>> start INFORMATION SUPPLIED

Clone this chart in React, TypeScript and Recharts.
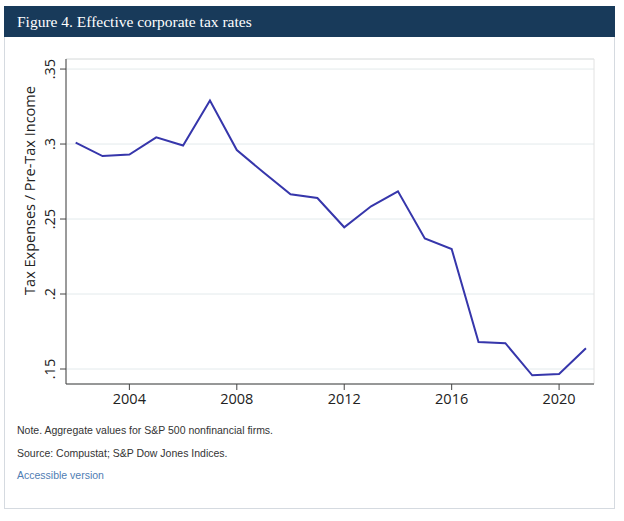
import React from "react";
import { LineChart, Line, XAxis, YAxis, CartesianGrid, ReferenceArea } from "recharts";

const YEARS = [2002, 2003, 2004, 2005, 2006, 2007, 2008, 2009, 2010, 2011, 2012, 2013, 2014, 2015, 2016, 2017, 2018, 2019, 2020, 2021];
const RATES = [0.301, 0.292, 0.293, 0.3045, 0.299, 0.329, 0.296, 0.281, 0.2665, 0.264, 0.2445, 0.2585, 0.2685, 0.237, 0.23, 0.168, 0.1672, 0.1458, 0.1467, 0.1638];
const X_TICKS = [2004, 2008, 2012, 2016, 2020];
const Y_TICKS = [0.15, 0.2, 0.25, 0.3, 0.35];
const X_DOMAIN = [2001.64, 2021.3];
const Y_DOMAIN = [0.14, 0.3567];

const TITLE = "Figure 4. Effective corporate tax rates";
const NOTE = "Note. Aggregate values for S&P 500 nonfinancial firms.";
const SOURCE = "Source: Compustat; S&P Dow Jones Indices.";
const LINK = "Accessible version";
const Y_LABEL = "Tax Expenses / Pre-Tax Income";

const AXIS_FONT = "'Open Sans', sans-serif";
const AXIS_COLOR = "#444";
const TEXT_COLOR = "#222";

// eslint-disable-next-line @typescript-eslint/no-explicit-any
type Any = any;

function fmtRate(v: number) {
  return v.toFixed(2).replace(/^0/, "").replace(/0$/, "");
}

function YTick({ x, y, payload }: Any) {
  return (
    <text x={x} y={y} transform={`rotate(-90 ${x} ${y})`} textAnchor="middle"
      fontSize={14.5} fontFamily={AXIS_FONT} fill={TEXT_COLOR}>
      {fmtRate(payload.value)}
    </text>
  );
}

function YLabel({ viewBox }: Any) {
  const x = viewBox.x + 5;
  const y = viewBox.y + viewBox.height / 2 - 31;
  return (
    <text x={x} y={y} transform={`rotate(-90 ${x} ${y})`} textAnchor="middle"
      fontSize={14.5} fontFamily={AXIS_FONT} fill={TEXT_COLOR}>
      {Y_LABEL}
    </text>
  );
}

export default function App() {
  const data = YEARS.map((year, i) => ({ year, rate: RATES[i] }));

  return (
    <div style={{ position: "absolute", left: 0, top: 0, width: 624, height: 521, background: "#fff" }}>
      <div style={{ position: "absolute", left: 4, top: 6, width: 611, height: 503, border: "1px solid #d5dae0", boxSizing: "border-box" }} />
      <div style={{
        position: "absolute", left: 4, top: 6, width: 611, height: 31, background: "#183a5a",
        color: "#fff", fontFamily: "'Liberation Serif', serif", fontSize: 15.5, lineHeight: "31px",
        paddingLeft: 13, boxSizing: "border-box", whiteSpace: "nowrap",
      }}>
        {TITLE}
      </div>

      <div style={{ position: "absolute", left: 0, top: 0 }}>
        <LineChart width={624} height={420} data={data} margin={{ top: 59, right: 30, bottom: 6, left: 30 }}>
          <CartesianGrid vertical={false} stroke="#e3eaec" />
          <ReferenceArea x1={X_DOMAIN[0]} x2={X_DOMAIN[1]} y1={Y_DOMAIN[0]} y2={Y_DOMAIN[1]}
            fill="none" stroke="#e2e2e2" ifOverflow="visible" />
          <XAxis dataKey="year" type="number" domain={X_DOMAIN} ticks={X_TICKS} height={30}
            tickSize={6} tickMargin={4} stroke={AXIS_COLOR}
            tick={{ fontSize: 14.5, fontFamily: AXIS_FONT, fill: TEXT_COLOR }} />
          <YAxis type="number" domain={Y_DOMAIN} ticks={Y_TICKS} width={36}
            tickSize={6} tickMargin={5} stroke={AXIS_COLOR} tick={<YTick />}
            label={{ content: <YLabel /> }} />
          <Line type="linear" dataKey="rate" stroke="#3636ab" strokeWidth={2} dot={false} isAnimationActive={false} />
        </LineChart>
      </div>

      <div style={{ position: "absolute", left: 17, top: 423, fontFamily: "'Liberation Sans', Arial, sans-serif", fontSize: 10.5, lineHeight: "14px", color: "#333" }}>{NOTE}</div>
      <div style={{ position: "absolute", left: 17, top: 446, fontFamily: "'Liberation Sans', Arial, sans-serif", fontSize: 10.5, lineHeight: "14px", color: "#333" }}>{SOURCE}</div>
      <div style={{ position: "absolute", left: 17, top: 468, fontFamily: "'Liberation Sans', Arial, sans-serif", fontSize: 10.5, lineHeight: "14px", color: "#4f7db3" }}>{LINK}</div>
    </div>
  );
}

>> end INFORMATION SUPPLIED

TASK BRIEF
Reproduce the whole listing above word for word, but not its pictures.

CORRECT ANSWER
Clone this chart in React, TypeScript and Recharts.
import React from "react";
import { LineChart, Line, XAxis, YAxis, CartesianGrid, ReferenceArea } from "recharts";

const YEARS = [2002, 2003, 2004, 2005, 2006, 2007, 2008, 2009, 2010, 2011, 2012, 2013, 2014, 2015, 2016, 2017, 2018, 2019, 2020, 2021];
const RATES = [0.301, 0.292, 0.293, 0.3045, 0.299, 0.329, 0.296, 0.281, 0.2665, 0.264, 0.2445, 0.2585, 0.2685, 0.237, 0.23, 0.168, 0.1672, 0.1458, 0.1467, 0.1638];
const X_TICKS = [2004, 2008, 2012, 2016, 2020];
const Y_TICKS = [0.15, 0.2, 0.25, 0.3, 0.35];
const X_DOMAIN = [2001.64, 2021.3];
const Y_DOMAIN = [0.14, 0.3567];

const TITLE = "Figure 4. Effective corporate tax rates";
const NOTE = "Note. Aggregate values for S&P 500 nonfinancial firms.";
const SOURCE = "Source: Compustat; S&P Dow Jones Indices.";
const LINK = "Accessible version";
const Y_LABEL = "Tax Expenses / Pre-Tax Income";

const AXIS_FONT = "'Open Sans', sans-serif";
const AXIS_COLOR = "#444";
const TEXT_COLOR = "#222";

// eslint-disable-next-line @typescript-eslint/no-explicit-any
type Any = any;

function fmtRate(v: number) {
  return v.toFixed(2).replace(/^0/, "").replace(/0$/, "");
}

function YTick({ x, y, payload }: Any) {
  return (
    <text x={x} y={y} transform={`rotate(-90 ${x} ${y})`} textAnchor="middle"
      fontSize={14.5} fontFamily={AXIS_FONT} fill={TEXT_COLOR}>
      {fmtRate(payload.value)}
    </text>
  );
}

function YLabel({ viewBox }: Any) {
  const x = viewBox.x + 5;
  const y = viewBox.y + viewBox.height / 2 - 31;
  return (
    <text x={x} y={y} transform={`rotate(-90 ${x} ${y})`} textAnchor="middle"
      fontSize={14.5} fontFamily={AXIS_FONT} fill={TEXT_COLOR}>
      {Y_LABEL}
    </text>
  );
}

export default function App() {
  const data = YEARS.map((year, i) => ({ year, rate: RATES[i] }));

  return (
    <div style={{ position: "absolute", left: 0, top: 0, width: 624, height: 521, background: "#fff" }}>
      <div style={{ position: "absolute", left: 4, top: 6, width: 611, height: 503, border: "1px solid #d5dae0", boxSizing: "border-box" }} />
      <div style={{
        position: "absolute", left: 4, top: 6, width: 611, height: 31, background: "#183a5a",
        color: "#fff", fontFamily: "'Liberation Serif', serif", fontSize: 15.5, lineHeight: "31px",
        paddingLeft: 13, boxSizing: "border-box", whiteSpace: "nowrap",
      }}>
        {TITLE}
      </div>

      <div style={{ position: "absolute", left: 0, top: 0 }}>
        <LineChart width={624} height={420} data={data} margin={{ top: 59, right: 30, bottom: 6, left: 30 }}>
          <CartesianGrid vertical={false} stroke="#e3eaec" />
          <ReferenceArea x1={X_DOMAIN[0]} x2={X_DOMAIN[1]} y1={Y_DOMAIN[0]} y2={Y_DOMAIN[1]}
            fill="none" stroke="#e2e2e2" ifOverflow="visible" />
          <XAxis dataKey="year" type="number" domain={X_DOMAIN} ticks={X_TICKS} height={30}
            tickSize={6} tickMargin={4} stroke={AXIS_COLOR}
            tick={{ fontSize: 14.5, fontFamily: AXIS_FONT, fill: TEXT_COLOR }} />
          <YAxis type="number" domain={Y_DOMAIN} ticks={Y_TICKS} width={36}
            tickSize={6} tickMargin={5} stroke={AXIS_COLOR} tick={<YTick />}
            label={{ content: <YLabel /> }} />
          <Line type="linear" dataKey="rate" stroke="#3636ab" strokeWidth={2} dot={false} isAnimationActive={false} />
        </LineChart>
      </div>

      <div style={{ position: "absolute", left: 17, top: 423, fontFamily: "'Liberation Sans', Arial, sans-serif", fontSize: 10.5, lineHeight: "14px", color: "#333" }}>{NOTE}</div>
      <div style={{ position: "absolute", left: 17, top: 446, fontFamily: "'Liberation Sans', Arial, sans-serif", fontSize: 10.5, lineHeight: "14px", color: "#333" }}>{SOURCE}</div>
      <div style={{ position: "absolute", left: 17, top: 468, fontFamily: "'Liberation Sans', Arial, sans-serif", fontSize: 10.5, lineHeight: "14px", color: "#4f7db3" }}>{LINK}</div>
    </div>
  );
}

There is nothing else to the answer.